Now, in this circumstance, I do not care how external server, hardware, or web app are implemented so long as I obey it's API contract.
Though, supposing I was responsible for implementing the external application, is this where the use case interactor starts to be useful as now I have critical business rules and user flows that require orchestration?

My current conclusion is that it would seem that in a front-end/back-end system, the front-end would only be interested in use case interactors insofar-as the interesting business rules occur only within that tier (i.e. the front-end).

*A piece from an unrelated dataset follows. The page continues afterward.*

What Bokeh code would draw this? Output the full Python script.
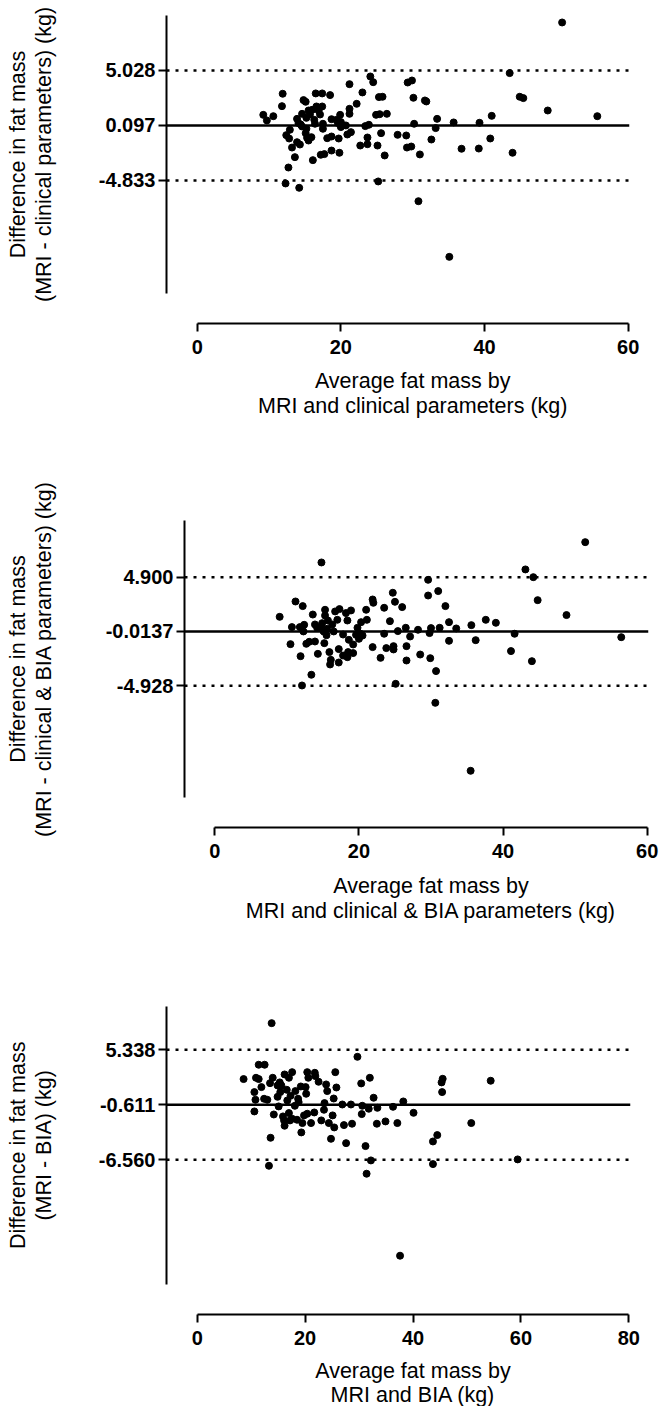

If there are interesting business rules that cannot be fully executed in the front-end, perhaps due to security/authorization requirements, then we'll have to move that use-case interactor to the back-end tier instead and can simply have a view-model depend directly on the output port as in the second diagram.

Question

Does anyone have an expert opinion regarding tiering, MVVM, and Clean Architecture who can show me where I might be going astray? I'm hoping to understand:

  1. Is it useful (perhaps for maintainability reasons) in having use case interactors that only relay to a gateway (because the sophisticated business logic occurs on a different tier).
  2. What harms, if any, are there in depending directly from a view-model (an entry-point adapter) to an exit-point adapter via some output port interface?

Best Answer

A mobile e-commerce app that talks to a web service is unlikely to have much business logic in the app itself. In this case, it would be overkill to apply clean architecture independently to the app. Rather, you could consider the app to be the outermost layer of your overall architecture, which talks to the web service, which in turn talks to the interactors that contain the real business logic.

All you need in the app is the MVVM portion. The "model" is likely just the DTOs returned by the web service, and the view-model can handle presentation logic and interactions with the web service gateway.